FolkestoneJack's Tracks

Cathedral to Nature

Posted in England, London by folkestonejack on December 14, 2019

It’s not often that you can say that you made a visit to a museum for an installation, expecting to be wowed by the display, but instead find yourself utterly wowed by the museum building instead. The building in question? The Natural History Museum in South Kensington, which was constructed from 1873 to 1880.

Fishy exterior decoration at the Natural History Museum

I must have been on outings to the Natural History Museum on dozens of occasions over the years – with my primary school, family and cub scouts. Somehow I have always failed to miss the obvious – the stunning decoration of the building influenced by the animal and plant kingdoms. Admittedly, the dinosaurs were a big distraction as a child but I’ve been to exhibitions as an adult more recently and still failed to notice.
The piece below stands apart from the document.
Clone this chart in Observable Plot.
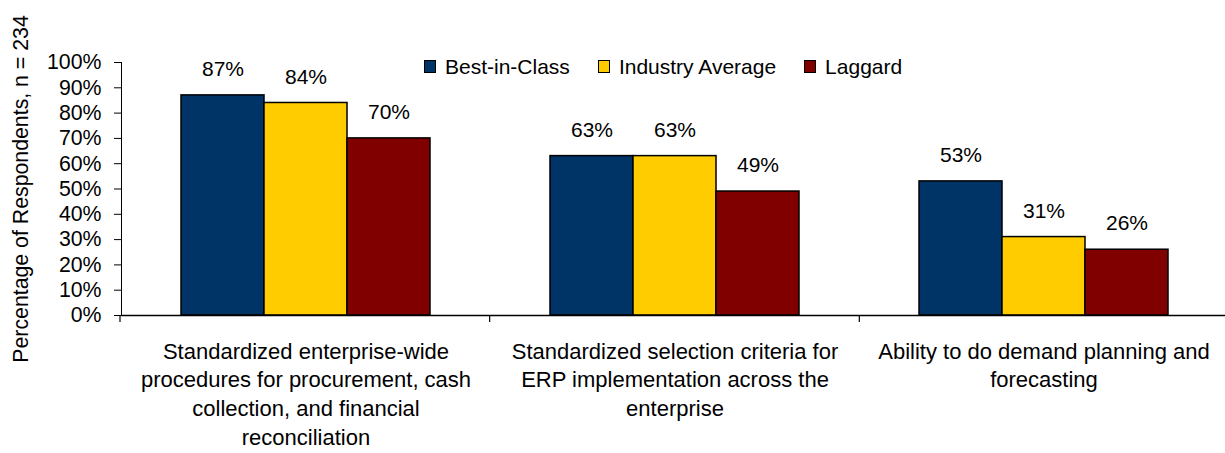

The building was styled in a fusion of Gothic Revival and Romanesque by the architect Alfred Waterhouse (1830-1905). It is stunning in its own right, but the exterior and interior decorations inspired by the natural world are simply astonishing. You have monkeys climbing the arches, columns inspired by fossilised tree trunks, pterodactyl gargoyles, fossilised fish wall tiles, birds aplenty and creatures peeking out from unexpected nooks in the intricate decoration. As if this wasn’t enough, Waterhouse created a beautiful ceiling featuring 162 hand-painted and gilded panels of plants.

Museum of the Moon

The display I had come to see was quite splendid too – the Museum of the Moon. The simplicity and beauty of Luke Jerram’s detailed seven-metre model of the moon is quite something. Here it is presented hanging in the darkness of the Jerwood Gallery accompanied by a beautiful soundtrack. It’s on until 5th January 2020 at the Natural History Museum, but can also be found touring in other locations too.